STATED PROBLEM: Read the records and write them out again exactly.

AVAILABLE DATA:
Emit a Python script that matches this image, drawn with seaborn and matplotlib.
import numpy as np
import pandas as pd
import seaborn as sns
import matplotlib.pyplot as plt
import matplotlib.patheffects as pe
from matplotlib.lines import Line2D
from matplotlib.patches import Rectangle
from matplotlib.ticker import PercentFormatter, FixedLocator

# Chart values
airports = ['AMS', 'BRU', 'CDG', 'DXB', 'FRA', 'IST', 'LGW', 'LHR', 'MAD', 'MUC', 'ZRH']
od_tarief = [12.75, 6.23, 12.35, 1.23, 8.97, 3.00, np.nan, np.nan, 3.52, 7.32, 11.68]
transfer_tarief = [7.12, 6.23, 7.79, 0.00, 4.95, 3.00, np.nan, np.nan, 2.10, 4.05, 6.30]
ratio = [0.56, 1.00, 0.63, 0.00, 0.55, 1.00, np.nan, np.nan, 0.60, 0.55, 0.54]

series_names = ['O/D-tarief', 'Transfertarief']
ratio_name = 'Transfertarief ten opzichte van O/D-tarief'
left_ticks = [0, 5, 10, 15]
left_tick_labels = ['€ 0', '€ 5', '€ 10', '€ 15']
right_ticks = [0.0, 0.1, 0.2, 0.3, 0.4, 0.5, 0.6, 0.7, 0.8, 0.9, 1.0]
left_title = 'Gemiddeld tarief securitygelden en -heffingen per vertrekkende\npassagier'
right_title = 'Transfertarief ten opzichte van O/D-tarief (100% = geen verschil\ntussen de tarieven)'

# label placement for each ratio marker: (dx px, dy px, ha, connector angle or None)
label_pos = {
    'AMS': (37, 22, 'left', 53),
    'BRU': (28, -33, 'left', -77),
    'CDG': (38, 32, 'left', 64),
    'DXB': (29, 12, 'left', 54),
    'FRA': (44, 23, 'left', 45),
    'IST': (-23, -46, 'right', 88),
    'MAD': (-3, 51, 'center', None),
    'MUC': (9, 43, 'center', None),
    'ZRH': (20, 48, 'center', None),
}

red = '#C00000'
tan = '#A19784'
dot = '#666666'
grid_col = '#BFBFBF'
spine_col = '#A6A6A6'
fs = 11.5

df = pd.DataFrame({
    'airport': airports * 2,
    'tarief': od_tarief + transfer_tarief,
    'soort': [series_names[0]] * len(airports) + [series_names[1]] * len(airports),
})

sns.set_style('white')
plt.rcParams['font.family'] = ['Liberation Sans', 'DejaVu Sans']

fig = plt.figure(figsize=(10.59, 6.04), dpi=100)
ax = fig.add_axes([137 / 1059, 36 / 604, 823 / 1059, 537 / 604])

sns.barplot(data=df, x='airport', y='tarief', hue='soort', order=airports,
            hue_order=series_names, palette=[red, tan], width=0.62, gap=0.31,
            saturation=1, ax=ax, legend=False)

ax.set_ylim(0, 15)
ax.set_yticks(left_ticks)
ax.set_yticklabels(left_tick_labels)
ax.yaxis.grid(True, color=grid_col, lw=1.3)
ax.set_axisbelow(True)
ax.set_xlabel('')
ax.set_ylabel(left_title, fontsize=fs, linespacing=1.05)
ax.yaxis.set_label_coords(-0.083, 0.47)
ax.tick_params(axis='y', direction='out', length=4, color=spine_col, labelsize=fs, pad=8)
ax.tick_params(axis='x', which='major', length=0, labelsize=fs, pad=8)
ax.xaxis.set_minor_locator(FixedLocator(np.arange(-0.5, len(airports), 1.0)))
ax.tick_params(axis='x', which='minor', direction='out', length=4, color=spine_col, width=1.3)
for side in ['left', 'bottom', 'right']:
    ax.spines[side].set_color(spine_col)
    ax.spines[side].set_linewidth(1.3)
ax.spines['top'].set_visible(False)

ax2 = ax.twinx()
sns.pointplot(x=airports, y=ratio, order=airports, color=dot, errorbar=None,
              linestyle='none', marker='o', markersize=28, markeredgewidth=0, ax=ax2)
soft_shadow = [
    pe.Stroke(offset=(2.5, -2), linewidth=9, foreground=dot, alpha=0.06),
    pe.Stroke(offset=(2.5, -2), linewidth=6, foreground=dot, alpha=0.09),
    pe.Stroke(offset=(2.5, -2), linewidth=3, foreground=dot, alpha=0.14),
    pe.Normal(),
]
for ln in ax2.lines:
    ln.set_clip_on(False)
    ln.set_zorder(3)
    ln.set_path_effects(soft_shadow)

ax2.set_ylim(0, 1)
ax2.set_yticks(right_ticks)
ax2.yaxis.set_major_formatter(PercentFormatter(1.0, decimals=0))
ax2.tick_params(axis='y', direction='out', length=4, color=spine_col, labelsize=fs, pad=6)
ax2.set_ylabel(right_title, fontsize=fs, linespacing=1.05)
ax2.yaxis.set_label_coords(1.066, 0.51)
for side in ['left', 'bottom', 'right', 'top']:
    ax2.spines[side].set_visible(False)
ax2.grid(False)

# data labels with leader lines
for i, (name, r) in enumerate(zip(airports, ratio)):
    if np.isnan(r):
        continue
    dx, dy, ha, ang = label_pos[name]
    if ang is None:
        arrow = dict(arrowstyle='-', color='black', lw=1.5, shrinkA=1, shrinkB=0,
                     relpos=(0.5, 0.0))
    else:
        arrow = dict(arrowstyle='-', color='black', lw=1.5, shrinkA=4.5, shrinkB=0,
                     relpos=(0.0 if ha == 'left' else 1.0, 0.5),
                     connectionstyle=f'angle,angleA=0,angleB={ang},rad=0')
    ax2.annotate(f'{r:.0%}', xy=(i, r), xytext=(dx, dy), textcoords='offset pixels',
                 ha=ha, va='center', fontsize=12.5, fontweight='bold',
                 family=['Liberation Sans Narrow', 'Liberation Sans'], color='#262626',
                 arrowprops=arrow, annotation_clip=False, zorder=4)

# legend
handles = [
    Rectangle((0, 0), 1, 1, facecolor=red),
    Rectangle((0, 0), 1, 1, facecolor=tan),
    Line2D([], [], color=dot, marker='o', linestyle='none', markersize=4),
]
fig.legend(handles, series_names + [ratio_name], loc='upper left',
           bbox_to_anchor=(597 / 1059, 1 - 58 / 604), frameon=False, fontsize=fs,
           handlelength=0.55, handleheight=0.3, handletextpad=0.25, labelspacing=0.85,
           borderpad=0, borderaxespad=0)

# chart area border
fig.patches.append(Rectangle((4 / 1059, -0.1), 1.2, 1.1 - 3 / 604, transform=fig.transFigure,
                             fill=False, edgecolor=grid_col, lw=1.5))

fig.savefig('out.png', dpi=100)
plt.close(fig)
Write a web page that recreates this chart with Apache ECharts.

ANSWER TO THIS EXERCISE:
Emit a Python script that matches this image, drawn with seaborn and matplotlib.
import numpy as np
import pandas as pd
import seaborn as sns
import matplotlib.pyplot as plt
import matplotlib.patheffects as pe
from matplotlib.lines import Line2D
from matplotlib.patches import Rectangle
from matplotlib.ticker import PercentFormatter, FixedLocator

# Chart values
airports = ['AMS', 'BRU', 'CDG', 'DXB', 'FRA', 'IST', 'LGW', 'LHR', 'MAD', 'MUC', 'ZRH']
od_tarief = [12.75, 6.23, 12.35, 1.23, 8.97, 3.00, np.nan, np.nan, 3.52, 7.32, 11.68]
transfer_tarief = [7.12, 6.23, 7.79, 0.00, 4.95, 3.00, np.nan, np.nan, 2.10, 4.05, 6.30]
ratio = [0.56, 1.00, 0.63, 0.00, 0.55, 1.00, np.nan, np.nan, 0.60, 0.55, 0.54]

series_names = ['O/D-tarief', 'Transfertarief']
ratio_name = 'Transfertarief ten opzichte van O/D-tarief'
left_ticks = [0, 5, 10, 15]
left_tick_labels = ['€ 0', '€ 5', '€ 10', '€ 15']
right_ticks = [0.0, 0.1, 0.2, 0.3, 0.4, 0.5, 0.6, 0.7, 0.8, 0.9, 1.0]
left_title = 'Gemiddeld tarief securitygelden en -heffingen per vertrekkende\npassagier'
right_title = 'Transfertarief ten opzichte van O/D-tarief (100% = geen verschil\ntussen de tarieven)'

# label placement for each ratio marker: (dx px, dy px, ha, connector angle or None)
label_pos = {
    'AMS': (37, 22, 'left', 53),
    'BRU': (28, -33, 'left', -77),
    'CDG': (38, 32, 'left', 64),
    'DXB': (29, 12, 'left', 54),
    'FRA': (44, 23, 'left', 45),
    'IST': (-23, -46, 'right', 88),
    'MAD': (-3, 51, 'center', None),
    'MUC': (9, 43, 'center', None),
    'ZRH': (20, 48, 'center', None),
}

red = '#C00000'
tan = '#A19784'
dot = '#666666'
grid_col = '#BFBFBF'
spine_col = '#A6A6A6'
fs = 11.5

df = pd.DataFrame({
    'airport': airports * 2,
    'tarief': od_tarief + transfer_tarief,
    'soort': [series_names[0]] * len(airports) + [series_names[1]] * len(airports),
})

sns.set_style('white')
plt.rcParams['font.family'] = ['Liberation Sans', 'DejaVu Sans']

fig = plt.figure(figsize=(10.59, 6.04), dpi=100)
ax = fig.add_axes([137 / 1059, 36 / 604, 823 / 1059, 537 / 604])

sns.barplot(data=df, x='airport', y='tarief', hue='soort', order=airports,
            hue_order=series_names, palette=[red, tan], width=0.62, gap=0.31,
            saturation=1, ax=ax, legend=False)

ax.set_ylim(0, 15)
ax.set_yticks(left_ticks)
ax.set_yticklabels(left_tick_labels)
ax.yaxis.grid(True, color=grid_col, lw=1.3)
ax.set_axisbelow(True)
ax.set_xlabel('')
ax.set_ylabel(left_title, fontsize=fs, linespacing=1.05)
ax.yaxis.set_label_coords(-0.083, 0.47)
ax.tick_params(axis='y', direction='out', length=4, color=spine_col, labelsize=fs, pad=8)
ax.tick_params(axis='x', which='major', length=0, labelsize=fs, pad=8)
ax.xaxis.set_minor_locator(FixedLocator(np.arange(-0.5, len(airports), 1.0)))
ax.tick_params(axis='x', which='minor', direction='out', length=4, color=spine_col, width=1.3)
for side in ['left', 'bottom', 'right']:
    ax.spines[side].set_color(spine_col)
    ax.spines[side].set_linewidth(1.3)
ax.spines['top'].set_visible(False)

ax2 = ax.twinx()
sns.pointplot(x=airports, y=ratio, order=airports, color=dot, errorbar=None,
              linestyle='none', marker='o', markersize=28, markeredgewidth=0, ax=ax2)
soft_shadow = [
    pe.Stroke(offset=(2.5, -2), linewidth=9, foreground=dot, alpha=0.06),
    pe.Stroke(offset=(2.5, -2), linewidth=6, foreground=dot, alpha=0.09),
    pe.Stroke(offset=(2.5, -2), linewidth=3, foreground=dot, alpha=0.14),
    pe.Normal(),
]
for ln in ax2.lines:
    ln.set_clip_on(False)
    ln.set_zorder(3)
    ln.set_path_effects(soft_shadow)

ax2.set_ylim(0, 1)
ax2.set_yticks(right_ticks)
ax2.yaxis.set_major_formatter(PercentFormatter(1.0, decimals=0))
ax2.tick_params(axis='y', direction='out', length=4, color=spine_col, labelsize=fs, pad=6)
ax2.set_ylabel(right_title, fontsize=fs, linespacing=1.05)
ax2.yaxis.set_label_coords(1.066, 0.51)
for side in ['left', 'bottom', 'right', 'top']:
    ax2.spines[side].set_visible(False)
ax2.grid(False)

# data labels with leader lines
for i, (name, r) in enumerate(zip(airports, ratio)):
    if np.isnan(r):
        continue
    dx, dy, ha, ang = label_pos[name]
    if ang is None:
        arrow = dict(arrowstyle='-', color='black', lw=1.5, shrinkA=1, shrinkB=0,
                     relpos=(0.5, 0.0))
    else:
        arrow = dict(arrowstyle='-', color='black', lw=1.5, shrinkA=4.5, shrinkB=0,
                     relpos=(0.0 if ha == 'left' else 1.0, 0.5),
                     connectionstyle=f'angle,angleA=0,angleB={ang},rad=0')
    ax2.annotate(f'{r:.0%}', xy=(i, r), xytext=(dx, dy), textcoords='offset pixels',
                 ha=ha, va='center', fontsize=12.5, fontweight='bold',
                 family=['Liberation Sans Narrow', 'Liberation Sans'], color='#262626',
                 arrowprops=arrow, annotation_clip=False, zorder=4)

# legend
handles = [
    Rectangle((0, 0), 1, 1, facecolor=red),
    Rectangle((0, 0), 1, 1, facecolor=tan),
    Line2D([], [], color=dot, marker='o', linestyle='none', markersize=4),
]
fig.legend(handles, series_names + [ratio_name], loc='upper left',
           bbox_to_anchor=(597 / 1059, 1 - 58 / 604), frameon=False, fontsize=fs,
           handlelength=0.55, handleheight=0.3, handletextpad=0.25, labelspacing=0.85,
           borderpad=0, borderaxespad=0)

# chart area border
fig.patches.append(Rectangle((4 / 1059, -0.1), 1.2, 1.1 - 3 / 604, transform=fig.transFigure,
                             fill=False, edgecolor=grid_col, lw=1.5))

fig.savefig('out.png', dpi=100)
plt.close(fig)
Write a web page that recreates this chart with Apache ECharts.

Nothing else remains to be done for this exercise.